[Charts and diagrams as code]
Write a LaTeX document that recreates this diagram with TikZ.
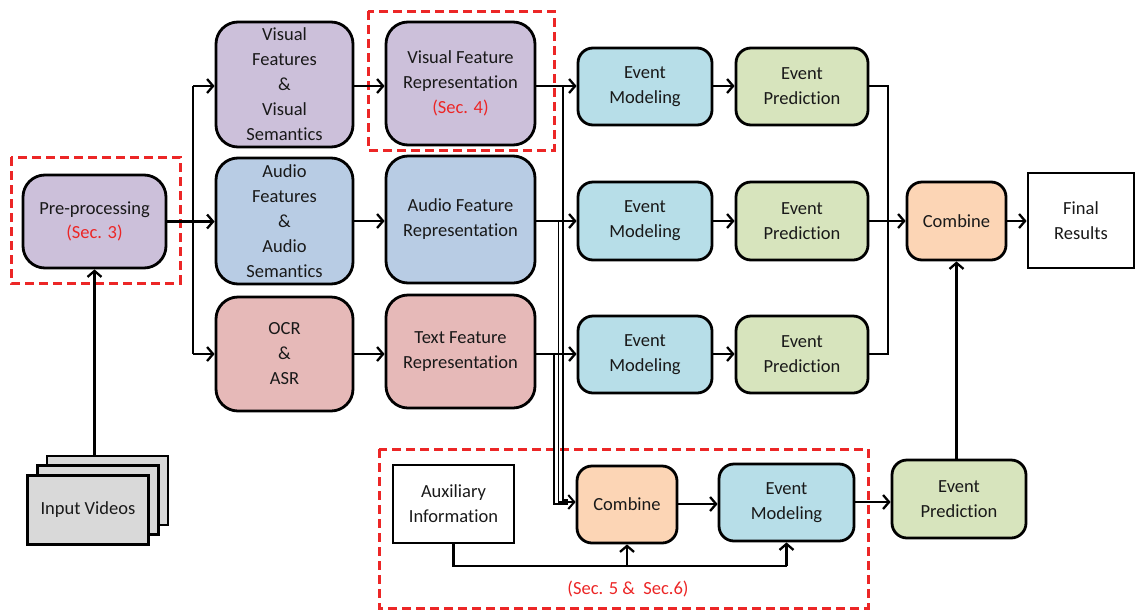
\documentclass[tikz,border=0pt]{standalone}
\usepackage{fontspec}
\setmainfont[RawFeature={-liga;-clig;-calt;-dlig}]{Carlito}
\usetikzlibrary{arrows.meta}
\definecolor{txt}{RGB}{25,25,25}
\definecolor{secred}{RGB}{236,38,38}
\definecolor{purp}{RGB}{204,192,218}
\definecolor{bluebox}{RGB}{184,204,228}
\definecolor{pinkbox}{RGB}{230,185,184}
\definecolor{cyanbox}{RGB}{183,222,232}
\definecolor{greenbox}{RGB}{215,228,189}
\definecolor{orangebox}{RGB}{252,213,181}
\definecolor{graybox}{RGB}{217,217,217}
\begin{document}
\begin{tikzpicture}[x=1pt,y=-1pt,
  every node/.style={font=\fontsize{18.5}{25}\selectfont, text=txt},
  blk/.style={draw=black, line width=2.8pt, rounded corners=22pt, align=center, inner sep=0pt},
  evt/.style={blk, rounded corners=15pt},
  plain/.style={draw=black, line width=2.8pt, align=center, inner sep=0pt},
  stack/.style={draw=black, line width=2.2pt, fill=graybox, minimum width=121pt, minimum height=69pt, align=center, inner sep=0pt},
  conn/.style={draw=black, line width=2.3pt, -{Straight Barb[length=6pt,width=14pt,line width=2.3pt]}},
  link/.style={draw=black, line width=2.3pt},
  thinline/.style={draw=black, line width=1.4pt},
  thinarrow/.style={thinline, -{Straight Barb[length=6pt,width=14pt,line width=2pt]}},
  secbox/.style={draw=secred, line width=3pt, dash pattern=on 9pt off 5pt},
  sec/.style={text=secred}
]
\useasboundingbox (0,0) rectangle (1137,611);

% row levels
\coordinate (r1) at (0,86);
\coordinate (r2) at (0,221);
\coordinate (r3) at (0,354);

% input stack
\node[stack] (vid3) at (107.5,490.5) {};
\node[stack] (vid2) at (98,500) {};
\node[stack] (vid1) at (88,510) {Input Videos};

% pre-processing
\node[blk, fill=purp, minimum width=143pt, minimum height=93pt] (pre) at (94.5,221.5) {Pre-processing\\[-1pt]\textcolor{secred}{(Sec. 3)}};

% modality extraction
\node[blk, fill=purp, minimum width=137pt, minimum height=125pt] (vf) at (284.5,84.5) {Visual\\Features\\\&\\Visual\\Semantics};
\node[blk, fill=bluebox, minimum width=137pt, minimum height=126pt] (af) at (284.5,221) {Audio\\Features\\\&\\Audio\\Semantics};
\node[blk, fill=pinkbox, minimum width=137pt, minimum height=114pt] (ocr) at (284.5,354) {OCR\\\&\\ASR};

% feature representation
\node[blk, fill=purp, minimum width=149pt, minimum height=123pt] (vr) at (460.5,83.5) {Visual Feature\\Representation\\\textcolor{secred}{(Sec. 4)}};
\node[blk, fill=bluebox, minimum width=149pt, minimum height=127pt] (ar) at (460.5,219.5) {Audio Feature\\Representation};
\node[blk, fill=pinkbox, minimum width=149pt, minimum height=113pt] (tr) at (460.5,351.5) {Text Feature\\Representation};

% per-modality event modeling and prediction
\node[evt, fill=cyanbox, minimum width=134pt, minimum height=77pt] (em1) at (645,86.5) {Event\\Modeling};
\node[evt, fill=cyanbox, minimum width=134pt, minimum height=78pt] (em2) at (645,221) {Event\\Modeling};
\node[evt, fill=cyanbox, minimum width=134pt, minimum height=77pt] (em3) at (645,354.5) {Event\\Modeling};
\node[evt, fill=greenbox, minimum width=132pt, minimum height=77pt] (ep1) at (802,86.5) {Event\\Prediction};
\node[evt, fill=greenbox, minimum width=132pt, minimum height=78pt] (ep2) at (802,221) {Event\\Prediction};
\node[evt, fill=greenbox, minimum width=132pt, minimum height=77pt] (ep3) at (802,354.5) {Event\\Prediction};

% late fusion
\node[evt, fill=orangebox, minimum width=99pt, minimum height=78pt] (comb) at (956.5,221) {Combine};
\node[plain, minimum width=106pt, minimum height=95pt] (final) at (1081,220.5) {Final\\Results};

% early fusion branch
\node[plain, minimum width=121pt, minimum height=78pt] (aux) at (453.5,504) {Auxiliary\\Information};
\node[evt, fill=orangebox, minimum width=100pt, minimum height=77pt] (comb2) at (627,504.5) {Combine};
\node[evt, fill=cyanbox, minimum width=135pt, minimum height=77pt] (em4) at (786.5,502.5) {Event\\Modeling};
\node[evt, fill=greenbox, minimum width=134pt, minimum height=78pt] (ep4) at (959,499) {Event\\Prediction};

% section frames
\draw[secbox] (11,157) rectangle (180,283);
\draw[secbox] (368,11) rectangle (554,150);
\draw[secbox] (379,449) rectangle (868,608);
\node[sec] (s56) at (628,589) {(Sec. 5 \&\ \ Sec.6)};

% input to pre-processing
\draw[conn] (pre.south |- vid3.north) -- (pre.south);

% pre-processing fan-out
\coordinate (fan) at (193,0);
\draw[link] (pre.east) -- (fan |- pre.east);
\draw[link] (fan |- r1) -- (fan |- r3);
\draw[conn] (fan |- r1) -- (vf.west |- r1);
\draw[conn] (pre.east) -- (af.west |- pre.east);
\draw[conn] (fan |- r3) -- (ocr.west |- r3);

% extraction to representation
\draw[conn] (vf.east |- r1) -- (vr.west |- r1);
\draw[conn] (af.east |- r2) -- (ar.west |- r2);
\draw[conn] (ocr.east |- r3) -- (tr.west |- r3);

% representation to event modeling
\draw[conn] (vr.east |- r1) -- (em1.west |- r1);
\draw[conn] (ar.east |- r2) -- (em2.west |- r2);
\draw[conn] (tr.east |- r3) -- (em3.west |- r3);

% representations routed to the early-fusion combine
\coordinate (bv) at (563,0);
\coordinate (ba) at (558.5,0);
\coordinate (bt) at (554,0);
\coordinate (cin) at ([xshift=-8pt]comb2.west);
\draw[thinline] (bv |- r1) |- (cin |- 0,500);
\draw[thinarrow] (ba |- r2) |- (comb2.west |- 0,502);
\draw[thinline] (bt |- r3) |- (cin |- 0,504);

% modeling to prediction
\draw[conn] (em1.east |- r1) -- (ep1.west |- r1);
\draw[conn] (em2.east |- r2) -- (ep2.west |- r2);
\draw[conn] (em3.east |- r3) -- (ep3.west |- r3);

% predictions to combine
\coordinate (col) at (888,0);
\draw[link] (ep1.east |- r1) -| (col |- r2);
\draw[link] (ep3.east |- r3) -| (col |- r2);
\draw[conn] (ep2.east |- r2) -- (comb.west |- r2);
\draw[conn] (comb.east |- r2) -- (final.west |- r2);
\draw[conn] (comb.south |- ep4.north) -- (comb.south);

% early fusion chain
\draw[conn] (comb2.east |- 0,504) -- (em4.west |- 0,504);
\draw[conn] (em4.east |- 0,502) -- (ep4.west |- 0,502);
\coordinate (auxbus) at (0,566);
\draw[link] (aux.south) |- (em4.south |- auxbus);
\draw[conn] (comb2.south |- auxbus) -- (comb2.south);
\draw[conn] (em4.south |- auxbus) -- (em4.south);
\end{tikzpicture}
\end{document}
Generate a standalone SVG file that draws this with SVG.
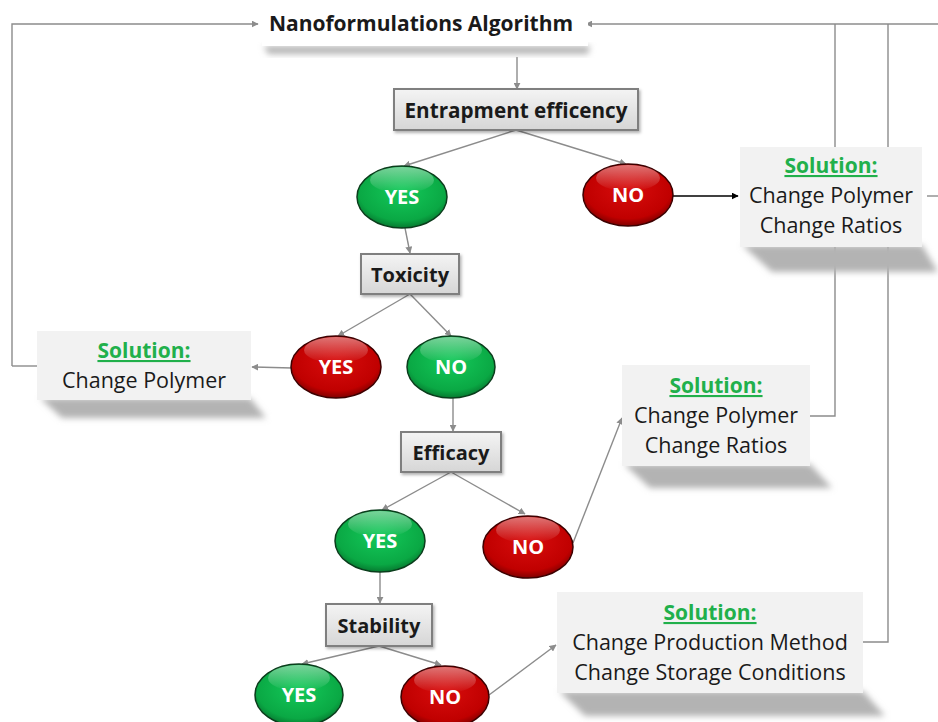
<svg xmlns="http://www.w3.org/2000/svg" width="938" height="722" viewBox="0 0 938 722">
<defs>
<style>
.t{font-family:"Open Sans","Noto Sans","Liberation Sans",sans-serif;}
.box{fill:url(#boxg);stroke:#7f7f7f;stroke-width:2;}
.sol{fill:#f2f2f2;}
.sh{fill:#b3b3b3;filter:url(#blur);}
.h{font-size:20px;font-weight:bold;fill:#1a1a1a;text-anchor:middle;}
.st{font-size:21px;font-weight:bold;fill:#21b04b;text-anchor:middle;text-decoration:underline;}
.tx{font-size:21.5px;fill:#1a1a1a;text-anchor:middle;}
.yn{font-size:20px;font-weight:bold;fill:#ffffff;text-anchor:middle;}
.c{fill:none;stroke:#8c8c8c;stroke-width:1.4;}
.ca{fill:none;stroke:#8c8c8c;stroke-width:1.4;marker-end:url(#ah);}
.g{fill:url(#gg);stroke:#0b3d1c;stroke-width:1.5;}
.r{fill:url(#rg);stroke:#3d0000;stroke-width:1.5;}
.hl{fill:url(#hlg);}
</style>
<marker id="ah" viewBox="0 0 10 10" refX="9" refY="5" markerWidth="7" markerHeight="7" orient="auto" markerUnits="userSpaceOnUse"><path d="M0,0 L10,5 L0,10 z" fill="#8c8c8c"/></marker>
<marker id="ahk" viewBox="0 0 10 10" refX="9" refY="5" markerWidth="7" markerHeight="7" orient="auto" markerUnits="userSpaceOnUse"><path d="M0,0 L10,5 L0,10 z" fill="#000"/></marker>
<linearGradient id="boxg" x1="0" y1="0" x2="0" y2="1"><stop offset="0" stop-color="#f4f4f4"/><stop offset="1" stop-color="#d6d6d6"/></linearGradient>
<radialGradient id="gg" cx="0.5" cy="0.4" r="0.6"><stop offset="0" stop-color="#14c95a"/><stop offset="0.8" stop-color="#0aa844"/><stop offset="1" stop-color="#067a30"/></radialGradient>
<radialGradient id="rg" cx="0.5" cy="0.4" r="0.6"><stop offset="0" stop-color="#d80d0d"/><stop offset="0.8" stop-color="#c00000"/><stop offset="1" stop-color="#800000"/></radialGradient>
<linearGradient id="hlg" x1="0" y1="0" x2="0" y2="1"><stop offset="0" stop-color="#ffffff" stop-opacity="0.45"/><stop offset="1" stop-color="#ffffff" stop-opacity="0"/></linearGradient>
<filter id="blur" x="-10%" y="-50%" width="120%" height="200%"><feGaussianBlur stdDeviation="3"/></filter>
<filter id="bsh" x="-10%" y="-10%" width="130%" height="140%"><feDropShadow dx="1.5" dy="2" stdDeviation="1.5" flood-color="#000" flood-opacity="0.3"/></filter>
</defs>
<rect width="938" height="722" fill="#ffffff"/>

<g id="connectors">
<path class="ca" d="M12,366 L12,24 L258,24"/>
<path class="c" d="M37,366 L12,366"/>
<path class="ca" d="M938,24 L586,24"/>
<path class="c" d="M835,24 L835,147"/>
<path class="c" d="M888,24 L888,147"/>
<path class="c" d="M835,247 L835,416 L810,416"/>
<path class="c" d="M888,247 L888,642 L863,642"/>
<path class="c" d="M927,196 L938,196"/>
<path class="ca" d="M517,57 L517,89"/>
<path class="ca" d="M516,130 L404,166"/>
<path class="ca" d="M516,130 L626,164"/>
<path d="M673,196 L738,196" fill="none" stroke="#000" stroke-width="1.4" marker-end="url(#ahk)"/>
<path class="ca" d="M405,228 L410,253"/>
<path class="ca" d="M410,294 L338,336"/>
<path class="ca" d="M410,294 L451,336"/>
<path class="ca" d="M292,368 L252,367"/>
<path class="ca" d="M453,398 L453,431"/>
<path class="ca" d="M451,472 L382,510"/>
<path class="ca" d="M451,472 L525,514"/>
<path class="ca" d="M573,543 L622,418"/>
<path class="ca" d="M380,572 L380,603"/>
<path class="ca" d="M379,646 L302,664"/>
<path class="ca" d="M379,646 L441,665"/>
<path class="ca" d="M489,695 L556,645"/>
</g>

<g id="title">
<path class="sh" d="M264,46 L590,46 L588,54 L268,54 z"/>
<rect x="262" y="2" width="326" height="44" fill="#ffffff"/>
<text class="t h" x="421" y="31" style="font-size:21px">Nanoformulations Algorithm</text>
</g>

<g id="entrapment">
<rect class="box" x="394" y="89" width="244" height="41" filter="url(#bsh)"/>
<text class="t h" x="516" y="118" style="font-size:20.7px">Entrapment efficency</text>
</g>

<g id="yes1">
<ellipse class="g" cx="402" cy="197" rx="45" ry="31"/>
<ellipse class="hl" cx="402" cy="180" rx="32" ry="13"/>
<text class="t yn" x="402" y="204">YES</text>
</g>
<g id="no1">
<ellipse class="r" cx="628" cy="195" rx="45" ry="31"/>
<ellipse class="hl" cx="628" cy="178" rx="32" ry="13"/>
<text class="t yn" x="628" y="202">NO</text>
</g>

<g id="solution1">
<path class="sh" d="M742,245 L922,245 L938,272 L772,272 z"/>
<rect class="sol" x="740" y="147" width="182" height="100"/>
<text class="t st" x="831" y="173">Solution:</text>
<text class="t tx" x="831" y="203">Change Polymer</text>
<text class="t tx" x="831" y="233">Change Ratios</text>
</g>

<g id="toxicity">
<rect class="box" x="361" y="254" width="98" height="40" filter="url(#bsh)"/>
<text class="t h" x="410" y="282">Toxicity</text>
</g>

<g id="yes2">
<ellipse class="r" cx="336" cy="367" rx="45" ry="31"/>
<ellipse class="hl" cx="336" cy="350" rx="32" ry="13"/>
<text class="t yn" x="336" y="374">YES</text>
</g>
<g id="no2">
<ellipse class="g" cx="451" cy="367" rx="44" ry="31"/>
<ellipse class="hl" cx="451" cy="350" rx="31" ry="13"/>
<text class="t yn" x="451" y="374">NO</text>
</g>

<g id="solution-left">
<path class="sh" d="M40,398 L250,398 L266,418 L62,418 z"/>
<rect class="sol" x="37" y="331" width="214" height="69"/>
<text class="t st" x="144" y="358">Solution:</text>
<text class="t tx" x="144" y="388">Change Polymer</text>
</g>

<g id="efficacy">
<rect class="box" x="401" y="432" width="100" height="40" filter="url(#bsh)"/>
<text class="t h" x="451" y="460">Efficacy</text>
</g>

<g id="yes3">
<ellipse class="g" cx="380" cy="541" rx="45" ry="31"/>
<ellipse class="hl" cx="380" cy="524" rx="32" ry="13"/>
<text class="t yn" x="380" y="548">YES</text>
</g>
<g id="no3">
<ellipse class="r" cx="528" cy="547" rx="45" ry="31"/>
<ellipse class="hl" cx="528" cy="530" rx="32" ry="13"/>
<text class="t yn" x="528" y="554">NO</text>
</g>

<g id="solution2">
<path class="sh" d="M624,464 L810,464 L832,488 L650,488 z"/>
<rect class="sol" x="622" y="365" width="188" height="101"/>
<text class="t st" x="716" y="393">Solution:</text>
<text class="t tx" x="716" y="423">Change Polymer</text>
<text class="t tx" x="716" y="453">Change Ratios</text>
</g>

<g id="stability">
<rect class="box" x="326" y="604" width="106" height="42" filter="url(#bsh)"/>
<text class="t h" x="379" y="633">Stability</text>
</g>

<g id="yes4">
<ellipse class="g" cx="299" cy="695" rx="44" ry="31"/>
<ellipse class="hl" cx="299" cy="678" rx="31" ry="13"/>
<text class="t yn" x="299" y="702">YES</text>
</g>
<g id="no4">
<ellipse class="r" cx="445" cy="697" rx="44" ry="31"/>
<ellipse class="hl" cx="445" cy="680" rx="31" ry="13"/>
<text class="t yn" x="445" y="704">NO</text>
</g>

<g id="solution3">
<path class="sh" d="M559,691 L863,691 L885,716 L585,716 z"/>
<rect class="sol" x="557" y="592" width="306" height="101"/>
<text class="t st" x="710" y="620">Solution:</text>
<text class="t tx" x="710" y="650">Change Production Method</text>
<text class="t tx" x="710" y="680">Change Storage Conditions</text>
</g>
</svg>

PROBLEM TO WORK ON> Only lines with the string "standalone" belong in your answer; copy each one.

EXERCISE RESULT>
\documentclass[tikz,border=0pt]{standalone}
Generate a standalone SVG file that draws this with SVG.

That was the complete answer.